Saved data entries

--- START ---

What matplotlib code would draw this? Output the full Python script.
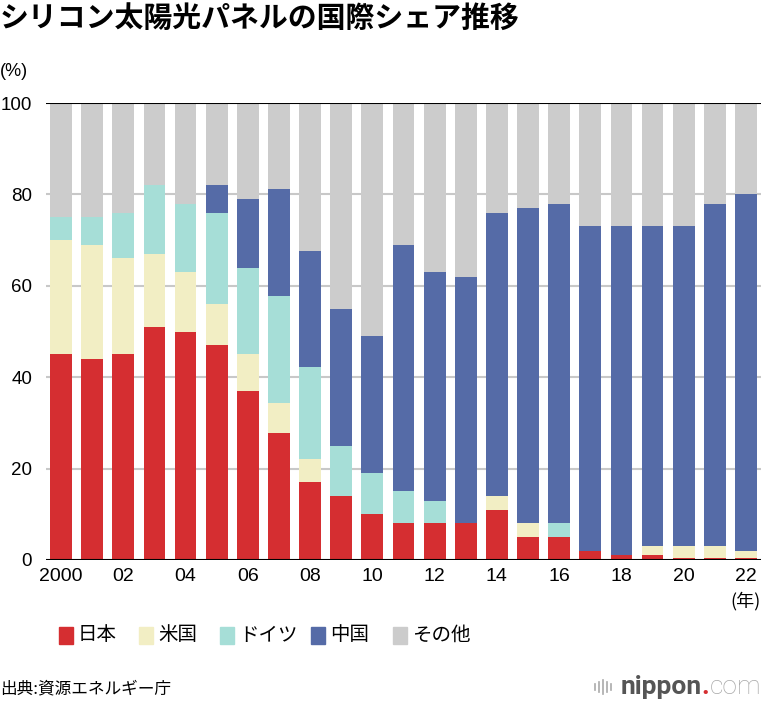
import matplotlib
matplotlib.use('Agg')
import matplotlib.pyplot as plt
from matplotlib.patches import Rectangle
import numpy as np

plt.rcParams['font.family'] = ['Liberation Sans', 'Noto Sans CJK JP', 'DejaVu Sans']

# データ (2000-2022年, %)
years = list(range(2000, 2023))
japan   = [45, 44, 45, 51, 50, 47, 37, 27.7, 17.1, 14, 10, 8, 8, 8, 11, 5, 5, 2, 1, 1, 0.5, 0.5, 0.5]
usa     = [25, 25, 21, 16, 13, 9, 8, 6.6, 5, 0, 0, 0, 0, 0, 3, 3, 0, 0, 0, 2, 2.5, 2.5, 1.5]
germany = [5, 6, 10, 15, 15, 20, 19, 23.4, 20.2, 11, 9, 7, 5, 0, 0, 0, 3, 0, 0, 0, 0, 0, 0]
china   = [0, 0, 0, 0, 0, 6, 15, 23.4, 25.4, 30, 30, 54, 50, 54, 62, 69, 70, 71, 72, 70, 70, 75, 78]
other   = [25, 25, 24, 18, 22, 18, 21, 18.9, 32.3, 45, 51, 31, 37, 38, 24, 23, 22, 27, 27, 27, 27, 22, 20]

labels = ['日本', '米国', 'ドイツ', '中国', 'その他']
colors = ['#d52e31', '#f2eec4', '#a6ded7', '#556ba7', '#cccccc']
tick_labels = ['2000', '02', '04', '06', '08', '10', '12', '14', '16', '18', '20', '22']

fig = plt.figure(figsize=(7.61, 7.02), dpi=100)
ax = fig.add_axes([46 / 761, 1 - 560 / 702, 715 / 761, 457 / 702])

x = np.arange(len(years))
bottom = np.zeros(len(years))
for vals, c, lab in zip([japan, usa, germany, china, other], colors, labels):
    ax.bar(x, vals, width=0.7, bottom=bottom, color=c, label=lab, zorder=2)
    bottom += np.array(vals)

ax.set_xlim(-0.482, 22.482)
ax.set_ylim(0, 100)
for v in [20, 40, 60, 80]:
    ax.axhline(v, color='#c8c8c8', lw=1.5, zorder=1)
ax.axhline(100, color='black', lw=1.5, zorder=3)
ax.axhline(0, color='black', lw=1.5, zorder=3)
for s in ax.spines.values():
    s.set_visible(False)

ax.set_yticks([0, 20, 40, 60, 80, 100])
ax.set_xticks(x[::2])
ax.set_xticklabels(tick_labels)
ax.tick_params(axis='y', length=0, pad=10, labelsize=13.5)
ax.tick_params(axis='x', length=0, pad=6, labelsize=14)

fig.text(0.0, 1 - 18 / 702, 'シリコン太陽光パネルの国際シェア推移', fontsize=20.8,
         fontweight='bold', family=['Noto Sans CJK JP'], va='center', ha='left')
fig.text(0.0, 1 - 72 / 702, '(%)', fontsize=13, va='center', ha='left')
fig.text(1.0, 1 - 601 / 702, '(年)', fontsize=13, va='center', ha='right',
         family=['Noto Sans CJK JP'])

# 凡例
leg_x = [59, 139, 220, 311, 393]
for lx, c, lab in zip(leg_x, colors, labels):
    fig.patches.append(Rectangle((lx / 761, 1 - 644 / 702), 14 / 761, 17 / 702,
                                 transform=fig.transFigure, color=c))
    fig.text((lx + 19) / 761, 1 - 635 / 702, lab, fontsize=14, va='center', ha='left',
             family=['Noto Sans CJK JP'])

fig.text(0.0, 1 - 689 / 702, '出典:資源エネルギー庁', fontsize=12, va='center', ha='left',
         family=['Noto Sans CJK JP'])

# nippon.com ロゴ
r = fig.canvas.get_renderer()
t3 = fig.text(1.0, 1 - 687 / 702, 'com', fontsize=19, color='#a8a8a8', va='center',
              ha='right', family=['Roboto'], fontweight='light')
bb = t3.get_window_extent(r)
t2 = fig.text(bb.x0 / 761, 1 - 687 / 702, '.', fontsize=19, color='#d52e31', va='center',
              ha='right', family=['Roboto'], fontweight='bold')
bb = t2.get_window_extent(r)
t1 = fig.text(bb.x0 / 761, 1 - 687 / 702, 'nippon', fontsize=19, color='#555555',
              va='center', ha='right', family=['Roboto'], fontweight='bold')
bb = t1.get_window_extent(r)
hs = [6, 10, 14, 10, 6]
for i, h in enumerate(hs):
    xx = (bb.x0 - 26 + i * 4) / 761
    fig.add_artist(plt.Line2D([xx, xx], [1 - (687 + h / 2) / 702, 1 - (687 - h / 2) / 702],
                              transform=fig.transFigure, color='#aaaaaa', lw=1.2))

fig.savefig('out.png', dpi=100)
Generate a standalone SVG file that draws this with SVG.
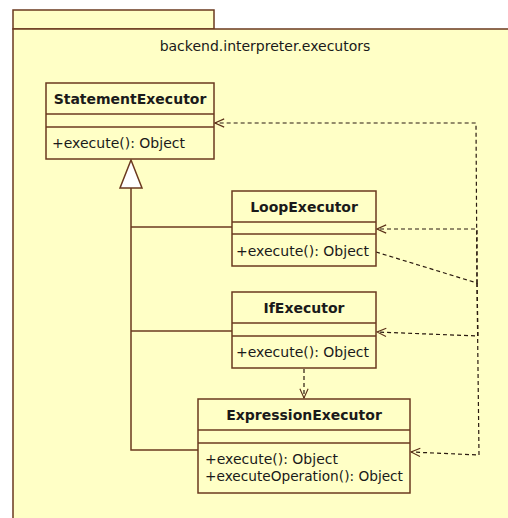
<svg xmlns="http://www.w3.org/2000/svg" width="508" height="518" viewBox="0 0 508 518">
  <defs>
    <style>
      .pkg { fill: #FFFFC6; stroke: #6B3A1F; stroke-width: 1.5; }
      .cls { fill: #FFFFC6; stroke: #6B3A1F; stroke-width: 1.5; }
      .div { stroke: #6B3A1F; stroke-width: 1.5; fill: none; }
      .gen { stroke: #6B3A1F; stroke-width: 1.5; fill: none; }
      .dep { stroke: #2A1A10; stroke-width: 1.2; fill: none; stroke-dasharray: 4 3; }
      .name { font-family: "DejaVu Sans", "Liberation Sans", sans-serif; font-size: 14px; font-weight: bold; fill: #1A1A1A; text-anchor: middle; }
      .op { font-family: "DejaVu Sans", "Liberation Sans", sans-serif; font-size: 14px; fill: #1A1A1A; }
      .title { font-family: "DejaVu Sans", "Liberation Sans", sans-serif; font-size: 14px; fill: #1A1A1A; text-anchor: middle; }
    </style>
    <marker id="open" viewBox="0 0 12 12" refX="11" refY="6" markerWidth="11" markerHeight="11" markerUnits="userSpaceOnUse" orient="auto">
      <path d="M1,1.5 L11,6 L1,10.5" fill="none" stroke="#5A3018" stroke-width="1.2"/>
    </marker>
  </defs>

  <rect width="508" height="518" fill="#FFFFFF"/>

  <!-- package frame -->
  <g id="package">
    <rect class="pkg" x="13" y="10" width="201" height="19"/>
    <rect class="pkg" x="13" y="29" width="500" height="500"/>
    <text class="title" x="265" y="51">backend.interpreter.executors</text>
  </g>

  <!-- generalization and dependency connectors -->
  <g id="connectors">
    <polyline class="gen" points="131,188 131,450 198,450"/>
    <line class="gen" x1="131" y1="227" x2="232" y2="227"/>
    <line class="gen" x1="131" y1="331" x2="232" y2="331"/>
    <polygon points="131,160 120,188 142,188" fill="#FFFFFF" stroke="#6B3A1F" stroke-width="1.5"/>

    <path class="dep" d="M376,252 L477,283 L476,123 L215,123" marker-end="url(#open)"/>
    <path class="dep" d="M477,283 L477,229 L377,229" marker-end="url(#open)"/>
    <path class="dep" d="M477,283 L478,336 L377,332" marker-end="url(#open)"/>
    <path class="dep" d="M477,283 L479,455 L411,452" marker-end="url(#open)"/>
    <path class="dep" d="M304,369 L304,398" marker-end="url(#open)"/>
  </g>

  <g id="StatementExecutor">
    <rect class="cls" x="46" y="83" width="168" height="76"/>
    <line class="div" x1="46" y1="114" x2="214" y2="114"/>
    <line class="div" x1="46" y1="127" x2="214" y2="127"/>
    <text class="name" x="130" y="104">StatementExecutor</text>
    <text class="op" x="52" y="148">+execute(): Object</text>
  </g>

  <g id="LoopExecutor">
    <rect class="cls" x="232" y="191" width="144" height="75"/>
    <line class="div" x1="232" y1="222" x2="376" y2="222"/>
    <line class="div" x1="232" y1="234" x2="376" y2="234"/>
    <text class="name" x="304" y="212">LoopExecutor</text>
    <text class="op" x="236" y="256">+execute(): Object</text>
  </g>

  <g id="IfExecutor">
    <rect class="cls" x="232" y="292" width="144" height="76"/>
    <line class="div" x1="232" y1="323" x2="376" y2="323"/>
    <line class="div" x1="232" y1="336" x2="376" y2="336"/>
    <text class="name" x="304" y="313">IfExecutor</text>
    <text class="op" x="236" y="357">+execute(): Object</text>
  </g>

  <g id="ExpressionExecutor">
    <rect class="cls" x="198" y="399" width="212" height="94"/>
    <line class="div" x1="198" y1="430" x2="410" y2="430"/>
    <line class="div" x1="198" y1="443" x2="410" y2="443"/>
    <text class="name" x="304" y="420">ExpressionExecutor</text>
    <text class="op" x="205" y="464">+execute(): Object</text>
    <text class="op" x="205" y="481" textLength="198" lengthAdjust="spacingAndGlyphs">+executeOperation(): Object</text>
  </g>
</svg>
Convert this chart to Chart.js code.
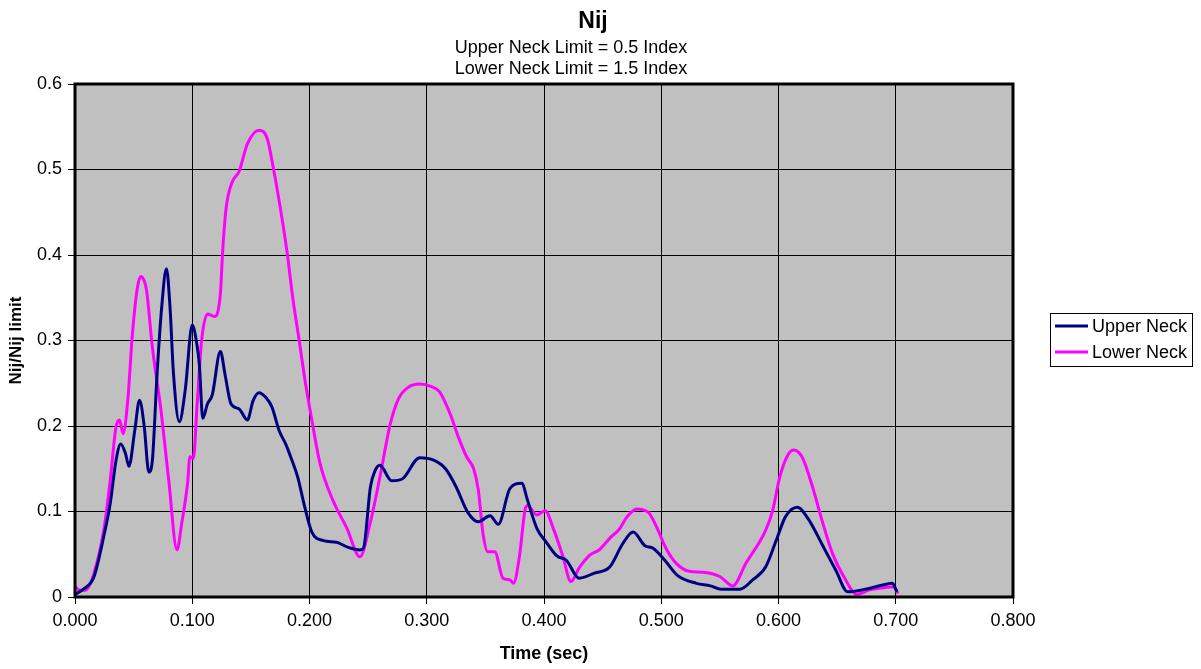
<!DOCTYPE html>
<html lang="en">
<head>
    <meta charset="UTF-8">
    <title>Nij</title>
    <script src="https://cdn.jsdelivr.net/npm/chart.js"></script>
    <style>
        html, body { margin: 0; padding: 0; background: #fff; }
        #wrap { width: 1201px; height: 669px; }
    </style>
</head>
<body>
    <div id="wrap"><canvas id="nijChart" width="1201" height="669"></canvas></div>

    <script>
        const chartTitle = 'Nij';
        const subTitles = ['Upper Neck Limit = 0.5 Index', 'Lower Neck Limit = 1.5 Index'];
        const seriesNames = ['Upper Neck', 'Lower Neck'];

        const upperTime = [0.000, 0.008, 0.016, 0.025, 0.030, 0.035, 0.039, 0.043, 0.046, 0.051, 0.055, 0.059, 0.063, 0.066,
            0.070, 0.074, 0.078, 0.081, 0.084, 0.089, 0.094, 0.100, 0.104, 0.106, 0.109, 0.113, 0.117, 0.124, 0.128, 0.133,
            0.140, 0.147, 0.152, 0.157, 0.163, 0.168, 0.174, 0.180, 0.185, 0.190, 0.196, 0.202, 0.212, 0.223, 0.233, 0.243,
            0.246, 0.252, 0.256, 0.260, 0.270, 0.279, 0.294, 0.306, 0.316, 0.325, 0.335, 0.344, 0.354, 0.361, 0.371, 0.381,
            0.386, 0.394, 0.402, 0.411, 0.419, 0.430, 0.443, 0.456, 0.467, 0.476, 0.486, 0.493, 0.503, 0.514, 0.530, 0.542,
            0.551, 0.567, 0.578, 0.589, 0.598, 0.606, 0.616, 0.626, 0.637, 0.649, 0.659, 0.674, 0.689, 0.697, 0.701];
        const upperNij = [0.003, 0.010, 0.023, 0.074, 0.109, 0.160, 0.179, 0.168, 0.153, 0.195, 0.230, 0.200, 0.146, 0.160,
            0.261, 0.340, 0.384, 0.340, 0.261, 0.205, 0.242, 0.318, 0.295, 0.273, 0.209, 0.226, 0.236, 0.287, 0.260, 0.226,
            0.220, 0.207, 0.230, 0.239, 0.233, 0.222, 0.195, 0.178, 0.160, 0.140, 0.105, 0.076, 0.066, 0.064, 0.058, 0.055,
            0.057, 0.129, 0.148, 0.154, 0.136, 0.138, 0.163, 0.160, 0.150, 0.129, 0.099, 0.088, 0.095, 0.085, 0.127, 0.133,
            0.113, 0.080, 0.064, 0.048, 0.043, 0.022, 0.028, 0.035, 0.062, 0.076, 0.060, 0.057, 0.043, 0.025, 0.016, 0.013,
            0.009, 0.009, 0.020, 0.035, 0.066, 0.094, 0.105, 0.090, 0.062, 0.031, 0.006, 0.009, 0.014, 0.016, 0.006];

        const lowerTime = [0.000, 0.004, 0.009, 0.016, 0.025, 0.030, 0.035, 0.038, 0.041, 0.045, 0.049, 0.053, 0.056, 0.059,
            0.061, 0.066, 0.073, 0.080, 0.087, 0.091, 0.096, 0.098, 0.101, 0.104, 0.108, 0.113, 0.119, 0.124, 0.126, 0.129,
            0.134, 0.140, 0.147, 0.157, 0.164, 0.169, 0.175, 0.181, 0.186, 0.191, 0.196, 0.202, 0.209, 0.220, 0.232, 0.243,
            0.252, 0.260, 0.269, 0.276, 0.284, 0.294, 0.304, 0.311, 0.320, 0.327, 0.334, 0.340, 0.344, 0.348, 0.352, 0.358,
            0.365, 0.371, 0.374, 0.379, 0.384, 0.386, 0.394, 0.401, 0.408, 0.416, 0.423, 0.430, 0.439, 0.447, 0.457, 0.464,
            0.471, 0.479, 0.489, 0.496, 0.504, 0.513, 0.524, 0.535, 0.550, 0.561, 0.572, 0.589, 0.595, 0.601, 0.608, 0.613,
            0.620, 0.629, 0.637, 0.646, 0.656, 0.667, 0.677, 0.691, 0.698, 0.702];
        const lowerNij = [0.012, 0.008, 0.008, 0.027, 0.082, 0.136, 0.199, 0.207, 0.191, 0.230, 0.308, 0.360, 0.375, 0.370,
            0.359, 0.292, 0.222, 0.136, 0.055, 0.086, 0.133, 0.164, 0.162, 0.222, 0.300, 0.331, 0.328, 0.355, 0.406, 0.456,
            0.485, 0.498, 0.530, 0.546, 0.536, 0.503, 0.456, 0.402, 0.347, 0.302, 0.255, 0.207, 0.156, 0.113, 0.080, 0.047,
            0.088, 0.140, 0.203, 0.232, 0.245, 0.249, 0.246, 0.240, 0.214, 0.187, 0.164, 0.150, 0.125, 0.074, 0.053, 0.053,
            0.022, 0.020, 0.016, 0.047, 0.103, 0.107, 0.096, 0.101, 0.080, 0.048, 0.018, 0.034, 0.049, 0.055, 0.070, 0.079,
            0.094, 0.103, 0.099, 0.082, 0.057, 0.039, 0.030, 0.029, 0.024, 0.013, 0.039, 0.078, 0.101, 0.140, 0.166, 0.172,
            0.164, 0.129, 0.090, 0.051, 0.023, 0.003, 0.008, 0.011, 0.012, 0.004];

        const toPoints = (xs, ys) => xs.map((x, i) => ({ x: x, y: ys[i] }));
        const FONT = '"Liberation Sans", Arial, sans-serif';

        // gray plot area, box round it, titles and the boxed legend
        const excelLook = {
            id: 'excelLook',
            beforeDraw(chart) {
                const { ctx, chartArea: a } = chart;
                ctx.save();
                ctx.fillStyle = '#c0c0c0';
                ctx.fillRect(a.left, a.top, a.right - a.left, a.bottom - a.top);
                ctx.restore();
            },
            afterDraw(chart) {
                const { ctx, chartArea: a } = chart;
                ctx.save();
                ctx.strokeStyle = '#000';
                ctx.lineWidth = 3;
                ctx.strokeRect(a.left, a.top, a.right - a.left, a.bottom - a.top);

                ctx.fillStyle = '#000';
                ctx.textAlign = 'center';
                ctx.textBaseline = 'alphabetic';
                ctx.font = 'bold 23px ' + FONT;
                ctx.fillText(chartTitle, 593, 28);
                ctx.font = '18px ' + FONT;
                ctx.fillText(subTitles[0], 571, 53);
                ctx.fillText(subTitles[1], 571, 74);

                // legend
                ctx.lineWidth = 1;
                ctx.strokeRect(1050.5, 313.5, 142, 53);
                ctx.textAlign = 'left';
                ctx.textBaseline = 'middle';
                chart.data.datasets.forEach((ds, i) => {
                    const y = 326 + i * 26;
                    ctx.strokeStyle = ds.borderColor;
                    ctx.lineWidth = 3;
                    ctx.beginPath();
                    ctx.moveTo(1055, y);
                    ctx.lineTo(1088, y);
                    ctx.stroke();
                    ctx.fillText(ds.label, 1092, y + 1);
                });
                ctx.restore();
            }
        };

        const config = {
            type: 'line',
            data: {
                datasets: [{
                    label: seriesNames[0],
                    data: toPoints(upperTime, upperNij),
                    borderColor: '#000080',
                    borderWidth: 3,
                    pointRadius: 0,
                    cubicInterpolationMode: 'monotone',
                    fill: false
                }, {
                    label: seriesNames[1],
                    data: toPoints(lowerTime, lowerNij),
                    borderColor: '#ff00ff',
                    borderWidth: 3,
                    pointRadius: 0,
                    cubicInterpolationMode: 'monotone',
                    fill: false
                }]
            },
            options: {
                responsive: false,
                animation: false,
                layout: { padding: { top: 84, right: 188, left: 0, bottom: 0 } },
                plugins: {
                    legend: { display: false },
                    title: { display: false },
                    tooltip: { enabled: false }
                },
                scales: {
                    x: {
                        type: 'linear',
                        min: 0,
                        max: 0.8,
                        afterFit: s => { s.height = 72; },
                        ticks: {
                            stepSize: 0.1,
                            color: '#000',
                            padding: 6,
                            maxRotation: 0,
                            font: { family: FONT, size: 18 },
                            callback: v => v.toFixed(3)
                        },
                        grid: { color: '#000', lineWidth: 1, tickLength: 7 },
                        border: { display: false },
                        title: {
                            display: true,
                            text: 'Time (sec)',
                            color: '#000',
                            font: { family: FONT, size: 18, weight: 'bold' },
                            padding: { top: 0, bottom: 4 }
                        }
                    },
                    y: {
                        min: 0,
                        max: 0.6,
                        afterFit: s => { s.width = 75; },
                        ticks: {
                            stepSize: 0.1,
                            color: '#000',
                            padding: 6,
                            font: { family: FONT, size: 18 },
                            callback: v => v === 0 ? '0' : v.toFixed(1)
                        },
                        grid: { color: '#000', lineWidth: 1, tickLength: 7 },
                        border: { display: false },
                        title: {
                            display: true,
                            text: 'Nij/Nij limit',
                            color: '#000',
                            font: { family: FONT, size: 17, weight: 'bold' },
                            padding: { top: 6, bottom: 0 }
                        }
                    }
                }
            },
            plugins: [excelLook]
        };

        const ctx = document.getElementById('nijChart').getContext('2d');
        new Chart(ctx, config);
    </script>
</body>
</html>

--- END ---

Task statement: Repeat the lines from where the entries begin to the line with "ax.tick_params(axis='x', length=0, pad=6, labelsize=14)", both included. Any picture is left out.

Exercise result:
What matplotlib code would draw this? Output the full Python script.
import matplotlib
matplotlib.use('Agg')
import matplotlib.pyplot as plt
from matplotlib.patches import Rectangle
import numpy as np

plt.rcParams['font.family'] = ['Liberation Sans', 'Noto Sans CJK JP', 'DejaVu Sans']

# データ (2000-2022年, %)
years = list(range(2000, 2023))
japan   = [45, 44, 45, 51, 50, 47, 37, 27.7, 17.1, 14, 10, 8, 8, 8, 11, 5, 5, 2, 1, 1, 0.5, 0.5, 0.5]
usa     = [25, 25, 21, 16, 13, 9, 8, 6.6, 5, 0, 0, 0, 0, 0, 3, 3, 0, 0, 0, 2, 2.5, 2.5, 1.5]
germany = [5, 6, 10, 15, 15, 20, 19, 23.4, 20.2, 11, 9, 7, 5, 0, 0, 0, 3, 0, 0, 0, 0, 0, 0]
china   = [0, 0, 0, 0, 0, 6, 15, 23.4, 25.4, 30, 30, 54, 50, 54, 62, 69, 70, 71, 72, 70, 70, 75, 78]
other   = [25, 25, 24, 18, 22, 18, 21, 18.9, 32.3, 45, 51, 31, 37, 38, 24, 23, 22, 27, 27, 27, 27, 22, 20]

labels = ['日本', '米国', 'ドイツ', '中国', 'その他']
colors = ['#d52e31', '#f2eec4', '#a6ded7', '#556ba7', '#cccccc']
tick_labels = ['2000', '02', '04', '06', '08', '10', '12', '14', '16', '18', '20', '22']

fig = plt.figure(figsize=(7.61, 7.02), dpi=100)
ax = fig.add_axes([46 / 761, 1 - 560 / 702, 715 / 761, 457 / 702])

x = np.arange(len(years))
bottom = np.zeros(len(years))
for vals, c, lab in zip([japan, usa, germany, china, other], colors, labels):
    ax.bar(x, vals, width=0.7, bottom=bottom, color=c, label=lab, zorder=2)
    bottom += np.array(vals)

ax.set_xlim(-0.482, 22.482)
ax.set_ylim(0, 100)
for v in [20, 40, 60, 80]:
    ax.axhline(v, color='#c8c8c8', lw=1.5, zorder=1)
ax.axhline(100, color='black', lw=1.5, zorder=3)
ax.axhline(0, color='black', lw=1.5, zorder=3)
for s in ax.spines.values():
    s.set_visible(False)

ax.set_yticks([0, 20, 40, 60, 80, 100])
ax.set_xticks(x[::2])
ax.set_xticklabels(tick_labels)
ax.tick_params(axis='y', length=0, pad=10, labelsize=13.5)
ax.tick_params(axis='x', length=0, pad=6, labelsize=14)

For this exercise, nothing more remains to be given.